═══ Source data ═══
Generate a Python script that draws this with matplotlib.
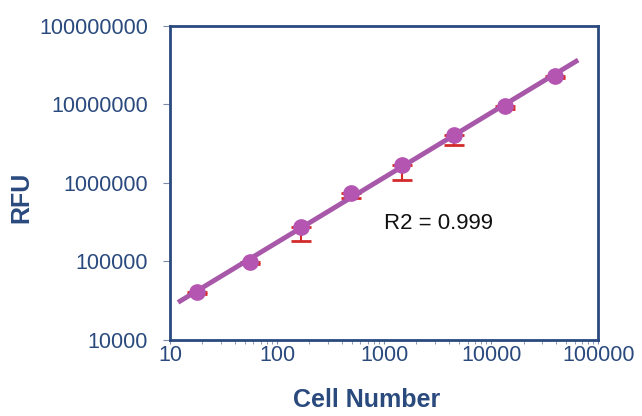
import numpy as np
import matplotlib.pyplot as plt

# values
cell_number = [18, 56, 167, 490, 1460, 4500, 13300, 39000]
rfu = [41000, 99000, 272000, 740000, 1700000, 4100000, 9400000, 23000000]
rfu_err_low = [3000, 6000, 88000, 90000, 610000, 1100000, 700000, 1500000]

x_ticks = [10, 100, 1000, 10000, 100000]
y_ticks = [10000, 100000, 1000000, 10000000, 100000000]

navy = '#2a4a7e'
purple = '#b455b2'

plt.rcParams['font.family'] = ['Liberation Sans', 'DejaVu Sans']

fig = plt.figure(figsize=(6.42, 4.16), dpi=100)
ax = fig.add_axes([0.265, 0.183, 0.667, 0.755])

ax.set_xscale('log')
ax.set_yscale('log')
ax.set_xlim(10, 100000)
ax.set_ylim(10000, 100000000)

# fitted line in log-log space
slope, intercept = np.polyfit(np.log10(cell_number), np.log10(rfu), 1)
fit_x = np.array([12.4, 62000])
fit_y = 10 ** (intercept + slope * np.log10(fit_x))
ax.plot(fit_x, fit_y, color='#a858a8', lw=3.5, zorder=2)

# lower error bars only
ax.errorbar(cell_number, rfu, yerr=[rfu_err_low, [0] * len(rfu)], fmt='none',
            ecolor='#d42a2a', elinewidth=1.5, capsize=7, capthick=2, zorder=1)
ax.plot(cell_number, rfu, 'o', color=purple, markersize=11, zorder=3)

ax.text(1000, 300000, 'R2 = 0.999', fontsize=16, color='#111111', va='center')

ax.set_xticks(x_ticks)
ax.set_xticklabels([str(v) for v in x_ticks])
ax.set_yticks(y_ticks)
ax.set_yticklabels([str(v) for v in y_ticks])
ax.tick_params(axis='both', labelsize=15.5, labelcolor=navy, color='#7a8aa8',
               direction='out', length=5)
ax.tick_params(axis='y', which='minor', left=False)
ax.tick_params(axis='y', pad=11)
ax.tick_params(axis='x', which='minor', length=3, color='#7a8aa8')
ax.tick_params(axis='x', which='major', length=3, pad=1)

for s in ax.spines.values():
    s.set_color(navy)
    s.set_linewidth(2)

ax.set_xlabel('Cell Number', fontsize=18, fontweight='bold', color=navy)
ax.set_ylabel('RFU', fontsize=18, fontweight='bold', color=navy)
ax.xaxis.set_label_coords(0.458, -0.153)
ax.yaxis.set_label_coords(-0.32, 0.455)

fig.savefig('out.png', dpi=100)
═══
• _Exercise goal_
Go through the data above and transcribe it in full, omitting any image.

• _Complete answer_
Generate a Python script that draws this with matplotlib.
import numpy as np
import matplotlib.pyplot as plt

# values
cell_number = [18, 56, 167, 490, 1460, 4500, 13300, 39000]
rfu = [41000, 99000, 272000, 740000, 1700000, 4100000, 9400000, 23000000]
rfu_err_low = [3000, 6000, 88000, 90000, 610000, 1100000, 700000, 1500000]

x_ticks = [10, 100, 1000, 10000, 100000]
y_ticks = [10000, 100000, 1000000, 10000000, 100000000]

navy = '#2a4a7e'
purple = '#b455b2'

plt.rcParams['font.family'] = ['Liberation Sans', 'DejaVu Sans']

fig = plt.figure(figsize=(6.42, 4.16), dpi=100)
ax = fig.add_axes([0.265, 0.183, 0.667, 0.755])

ax.set_xscale('log')
ax.set_yscale('log')
ax.set_xlim(10, 100000)
ax.set_ylim(10000, 100000000)

# fitted line in log-log space
slope, intercept = np.polyfit(np.log10(cell_number), np.log10(rfu), 1)
fit_x = np.array([12.4, 62000])
fit_y = 10 ** (intercept + slope * np.log10(fit_x))
ax.plot(fit_x, fit_y, color='#a858a8', lw=3.5, zorder=2)

# lower error bars only
ax.errorbar(cell_number, rfu, yerr=[rfu_err_low, [0] * len(rfu)], fmt='none',
            ecolor='#d42a2a', elinewidth=1.5, capsize=7, capthick=2, zorder=1)
ax.plot(cell_number, rfu, 'o', color=purple, markersize=11, zorder=3)

ax.text(1000, 300000, 'R2 = 0.999', fontsize=16, color='#111111', va='center')

ax.set_xticks(x_ticks)
ax.set_xticklabels([str(v) for v in x_ticks])
ax.set_yticks(y_ticks)
ax.set_yticklabels([str(v) for v in y_ticks])
ax.tick_params(axis='both', labelsize=15.5, labelcolor=navy, color='#7a8aa8',
               direction='out', length=5)
ax.tick_params(axis='y', which='minor', left=False)
ax.tick_params(axis='y', pad=11)
ax.tick_params(axis='x', which='minor', length=3, color='#7a8aa8')
ax.tick_params(axis='x', which='major', length=3, pad=1)

for s in ax.spines.values():
    s.set_color(navy)
    s.set_linewidth(2)

ax.set_xlabel('Cell Number', fontsize=18, fontweight='bold', color=navy)
ax.set_ylabel('RFU', fontsize=18, fontweight='bold', color=navy)
ax.xaxis.set_label_coords(0.458, -0.153)
ax.yaxis.set_label_coords(-0.32, 0.455)

fig.savefig('out.png', dpi=100)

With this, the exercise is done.